In ruling upon the special demurrers on the former appearance ( Consumers Financing Corp. v. Lamb, 217 Ga. 359, 122 S.E.2d 101), this court ruled and thereby fixed the law of the case to the effect that acceptance of the conditional-sale contract with the knowledge that a stated amount was for the premium on the credit life insurance, receipt and retention of a number of the payments on the premium and note thus fixed, estopped the Consumers Financing Corporation from now attacking the oral portion of the contract or to contend that it conflicted with the writing. As applied to the case when summary judgment was entered, that ruling precluded Consumers from denying that it was as a matter of law bound by the terms, including the verbal part of the contract. Also, this defendant admitted receipt and retention of a number of payments by Lamb on the note and the premium for the insurance, and its failure to notify him that it had not and could not get the insurance, thus admitting a breach of the contract and thereby rendering further proof of such breach unnecessary.
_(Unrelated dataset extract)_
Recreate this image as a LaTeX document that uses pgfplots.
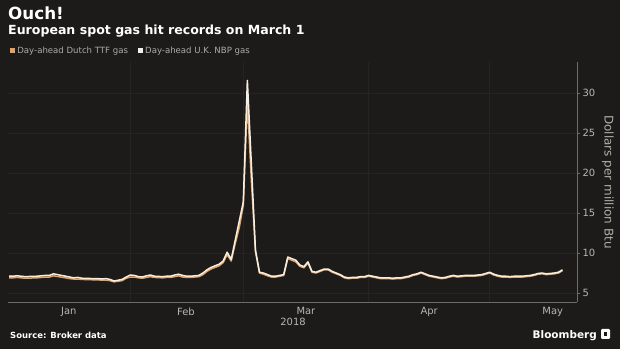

Thus summary judgment would be in order, but it is contended by this defendant that the admitted breach resulted in no damage to the buyer since his physical condition was such that no company would give him insurance. This contention would raise an issue of fact if the defendant is permitted to make it. Plaintiff's reply to this contention is that the defendant is estopped to make it because of the following facts: Mr. Lamb was never notified during his life that no insurance could be obtained. (The pleadings admit this.) He was led to believe that it had been obtained by the conduct of the defendants in repeatedly accepting his payments on the premium therefor without advising him that the insurance could not be obtained (the pleadings admit acceptance of the payments and the failure to notify him that the insurance could not be obtained), and thereby enable him to secure it elsewhere; that now after his death which renders it impossible to undertake to get insurance elsewhere, this defendant, because of its laches in not notifying him while he could make the effort to get it elsewhere, can not in equity and good conscience take advantage of the changed condition which renders the plaintiff unable to do what could have been done had the defendant promptly notified him and questioned his ability while in life to secure the insurance. Since the above facts are true this issue is thus barred by law. Code §§ 37-119, 38-116; Miller v. Everett, 192 Ga. 26, 34 ( 14 S.E.2d 449); Hadaway v. Hadaway, 192 Ga. 265, 270 ( 14 S.E.2d 874); Manry v. Manry, 196 Ga. 365, 366 (4) ( 26 S.E.2d 706).
Hence, with this issue barred by law, no issue of material fact remains in the case and summary judgment was properly entered. Code Ann. § 110-1203 (Ga. L. 1959, p. 234).
Judgment affirmed. All the Justices concur.